Thank you in Advance,


----------



## Joppa (Sep 7, 2009)

Well, your previous UK immigration history cannot be used as sole reason for rejecting your application, but will be taken into account. If Home Office decides that you are a threat to public policy, public security or public health under EU rules, they can turn you down. My hunch is you'll probably get your EEA family permit, as it's only valid for 6 months.


----------



## Jan- (Jan 27, 2017)

Joppa said:


> Well, your previous UK immigration history cannot be used as sole reason for rejecting your application, but will be taken into account. If Home Office decides that you are a threat to public policy, public security or public health under EU rules, they can turn you down. My hunch is you'll probably get your EEA family permit, as it's only valid for 6 months.


Thank You so much joppa , im waiting for decision now . i have added many documents together with my wife.
sorry to borther you further i ave a question. while i was there at TLS visa centre i gave them my original marriage certificate and the guy said the photo copy will be enough and he gave me back the original marriage certificate. i hope this will be ok


----------



## Jan- (Jan 27, 2017)

Joppa said:


> Well, your previous UK immigration history cannot be used as sole reason for rejecting your application, but will be taken into account.

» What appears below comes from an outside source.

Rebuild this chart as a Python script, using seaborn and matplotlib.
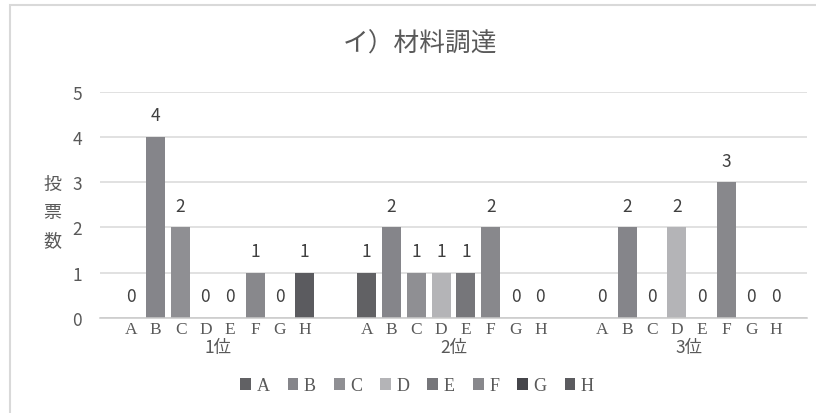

If Home Office decides that you are a threat to public policy, public security or public health under EU rules, they can turn you down. My hunch is you'll probably get your EEA family permit, as it's only valid for 6 months.


Hello Joppa,

yesterday i received status that Application Return by courier, but in the TLS site they didn't update the decicion made columns. while after research i found out this is normal. because mean while i recieved also email from ukvi visa enquirie office that the dicecion has been made. 

i am tracking my application through dhl it seem it will arrived today . from Warsaw to my city as the package is now in Hungary.4

i guess it will be refused because its so fast they didn't call me or my wife. and since i was removed from uk maybe they didn't ever auto check my application.


lets see if i got the visa or not


----------



## Jan- (Jan 27, 2017)

Joppa said:


> Well, your previous UK immigration history cannot be used as sole reason for rejecting your application, but will be taken into account. If Home Office decides that you are a threat to public policy, public security or public health under EU rules, they can turn you down. My hunch is you'll probably get your EEA family permit, as it's only valid for 6 months.


Thank you Sir.. i have got my EEA family permit. i have follow you alot from last few months and its really helped me out in my case.

Thank you


----------



## GODSON17 (Jul 4, 2016)

Congratulations on the good news Mate 

and i want to use this chance to Thank Joppa & Co for their support and endless assistance to folks on this platform


----------



## Jan- (Jan 27, 2017)

GODSON17 said:


> Congratulations on the good news Mate
> 
> and i want to use this chance to Thank Joppa & Co for their support and endless assistance to folks on this platform


Yes as far i saw his profile. well in my case is that. i am looking foreword only to visit U.k i just want to be a simple normal person since i have been removed from Uk . i felt so embarrass each time i have applied for different kind of visa in different countries. you know some how you share your experience , but now i feel so happy me and my wife will visit in April to London as then i will have some free time from my work 

Thank you,


----------



## GODSON17 (Jul 4, 2016)

Good to know that mate

even myself i have same case like you i was removed from UK 2012 and now i have kids and my wife is French 

trust me no place like UK in time of work and for me as an English speaking France is kinda hard for me with the French i have tried to addict myself into life here in Paris but with the language things not going the way i want it that why i want to move back to UK were have live for about 5 years before so have applied for EEA FP which should be 2 weeks but UKVI sent me email saying my application wont be 2 week because they wanna look into my application more , but when i saw your case and i felt yes i have the chance of getting my visa too since i have no criminal record in the UK before i just over stay my visitor visa then and now that i have Permit in France and looking at EU law with my case i see no reason why UKVI wont issue me Visa.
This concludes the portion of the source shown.